For instance, the two NYTimes links for operat soprano Mignon Nevada: http://en.wikipedia.org/wiki/Mignon_Nevada
One NYTimes source is a PDF hosting that goes nowhere; the other is a 1909 review for one of her performances. Advertisements and links fill the screen, but none is remotely related to Mignon Nevada's career or to opera or to Ireland, where she performed on that occasion. A large banner trumpets a Consumer Reports sweepstakes. A sidebar links to Blackberry ad, flu treatments, a health care firm, career opportunities, and home value estimates. Then another ad section for financial advice, health care, and weight loss. This is completely untargeted. The average reader skims the one paragraph of useful information and then flees. They'd have a better chance of keeping my attention if they linked to other articles about that opera--or at the very least to ads for the New York Metropolitan Opera and Irish vacation spots.
-Durova
Charles Matthews wrote:
Anyone else feel that Mr.

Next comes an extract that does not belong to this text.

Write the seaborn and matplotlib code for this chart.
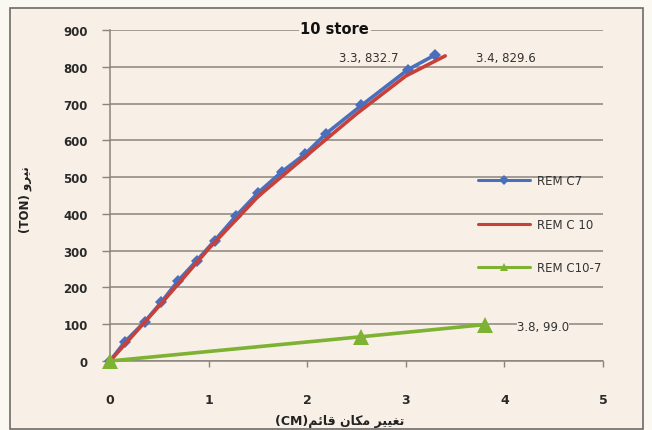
import numpy as np
import pandas as pd
import matplotlib
matplotlib.use("Agg")
import matplotlib.pyplot as plt
import seaborn as sns
from matplotlib.patches import Rectangle

# ---- data ----
c7_x = [0, 0.15, 0.35, 0.52, 0.69, 0.88, 1.06, 1.28, 1.50, 1.74, 1.98, 2.19, 2.55, 3.02, 3.3]
c7_y = [0, 52, 106, 160, 218, 273, 327, 395, 457, 514, 563, 618, 695, 792, 832.7]
c10_x = [0, 0.5, 1.0, 1.5, 2.0, 2.5, 3.0, 3.4]
c10_y = [0, 150, 305, 447, 560, 672, 775, 829.6]
c107_x = [0, 2.55, 3.8]
c107_y = [0, 66, 99.0]
x_ticks = [0, 1, 2, 3, 4, 5]
y_ticks = [0, 100, 200, 300, 400, 500, 600, 700, 800, 900]
title = "10 store"
# Persian labels written in visual (shaped, right-to-left) order
xlabel = "(CM)" + "\ufee2\ufe8b\ufe8e\ufed7" + " " + "\ufee5\ufe8e\ufedc\ufee3" + " " + "\ufeae\ufef4\ufef4\ufed0\ufe97"
ylabel = "(TON) " + "\ufeed\ufeae\ufef4\ufee7"

bg = "#f8f0e6"
sns.set_theme(style="white")
plt.rcParams['font.family'] = ['DejaVu Sans']

fig = plt.figure(figsize=(6.52, 4.31), dpi=100, facecolor="#fbf7f1")
frame = Rectangle((10/652, 1-430/431), 633/652, 421/431, transform=fig.transFigure,
                  facecolor=bg, edgecolor="#6e6a66", linewidth=1.2, zorder=-10)
fig.add_artist(frame)
ax = fig.add_axes([110/652, 1-362/431, 493/652, 331/431])
ax.set_zorder(1)
ax.set_facecolor(bg)

df7 = pd.DataFrame({"x": c7_x, "y": c7_y})
df10 = pd.DataFrame({"x": c10_x, "y": c10_y})
df107 = pd.DataFrame({"x": c107_x, "y": c107_y})

sns.lineplot(data=df7, x="x", y="y", ax=ax, sort=False, estimator=None, color="#4a70bd",
             linewidth=2.6, marker="D", markersize=6, markeredgewidth=0, label="REM C7",
             zorder=3, clip_on=False)
sns.lineplot(data=df10, x="x", y="y", ax=ax, sort=False, estimator=None, color="#c8403a",
             linewidth=2.6, label="REM C 10", zorder=4, clip_on=False)
sns.lineplot(data=df107, x="x", y="y", ax=ax, sort=False, estimator=None, color="#7db233",
             linewidth=2.6, marker="^", markersize=12, markeredgewidth=0, label="REM C10-7",
             zorder=5, clip_on=False)

ax.set_xlim(0, 5)
ax.set_ylim(0, 900)
ax.set_xticks(x_ticks)
ax.set_yticks(y_ticks)
ax.set_xticklabels([str(v) for v in x_ticks], fontsize=9, fontweight="bold", color="#2a2a2a")
ax.set_yticklabels([str(v) for v in y_ticks], fontsize=8.5, fontweight="bold", color="#2a2a2a")
ax.tick_params(axis="y", length=6, width=1, color="#8a847c", pad=10, direction="out", left=True)
ax.tick_params(axis="x", length=4, width=1, color="#8a847c", pad=19, direction="out", bottom=True)
ax.grid(axis="y", color="#8a847c", linewidth=1.1)
ax.grid(axis="x", visible=False)
for s in ["top", "right"]:
    ax.spines[s].set_visible(False)
ax.spines["left"].set_color("#8a847c")
ax.spines["bottom"].set_color("#8a847c")
ax.spines["left"].set_linewidth(1.1)
ax.spines["bottom"].set_linewidth(1.1)
ax.set_axisbelow(True)

ax.set_xlabel(xlabel, fontsize=9, fontweight="bold", color="#222222", labelpad=0)
ax.set_ylabel(ylabel, fontsize=8.5, fontweight="bold", color="#222222", labelpad=18)
ax.xaxis.set_label_coords(0.465, -0.16)
ax.yaxis.set_label_coords(-0.158, 0.49)

ax.text(2.28, 903, title, fontsize=10.5, fontweight="bold", ha="center", va="center", color="#111111",
        bbox=dict(facecolor=bg, edgecolor="none", pad=1), zorder=6)
ax.text(2.62, 824, "3.3, 832.7", fontsize=8.5, ha="center", va="center", color="#333333", zorder=6)
ax.text(4.01, 824, "3.4, 829.6", fontsize=8.5, ha="center", va="center", color="#333333", zorder=6)
ax.text(4.39, 94, "3.8, 99.0", fontsize=8.5, ha="center", va="center", color="#333333",
        bbox=dict(facecolor=bg, edgecolor="none", pad=0), zorder=6)

leg = ax.legend(loc="upper left", bbox_to_anchor=(368/493, 1-(175-31)/331), frameon=False,
                fontsize=8.5, handlelength=4.4, handletextpad=0.6, labelspacing=2.6,
                borderaxespad=0, borderpad=0)
for t in leg.get_texts():
    t.set_color("#333333")
handles = leg.legend_handles if hasattr(leg, "legend_handles") else leg.legendHandles
for h in handles:
    h.set_linewidth(2.2)
handles[0].set_markersize(5)
handles[2].set_markersize(6)

fig.savefig("out.png", dpi=100, facecolor=fig.get_facecolor())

Murdoch's little list beginning "1. Trash Google rather than actually noindex News Corp's pages" has Wikipedia as alternate new source somewhere on it?
Anything's possible, but I doubt it.
Murdoch's flaws are surely numerous but his business acumen is undeniable. Maybe he's got some dark plot that I haven't fathomed, but I don't think Wikipedia turf is very appealing from a commercial perspective. Sure, we serve a lot of pageviews, but that's about it. Except for particular niches, reference material has never been all that profitable. It's expensive to create, people have high standards, there's rarely an urgent need, and a competitive advantage is hard to defend.
If Wikinews were more successful, we might have more cause to be worried, but until we start scooping the WSJ or Fox News on a regular basis, I think we can rest easy about Murdoch, et al.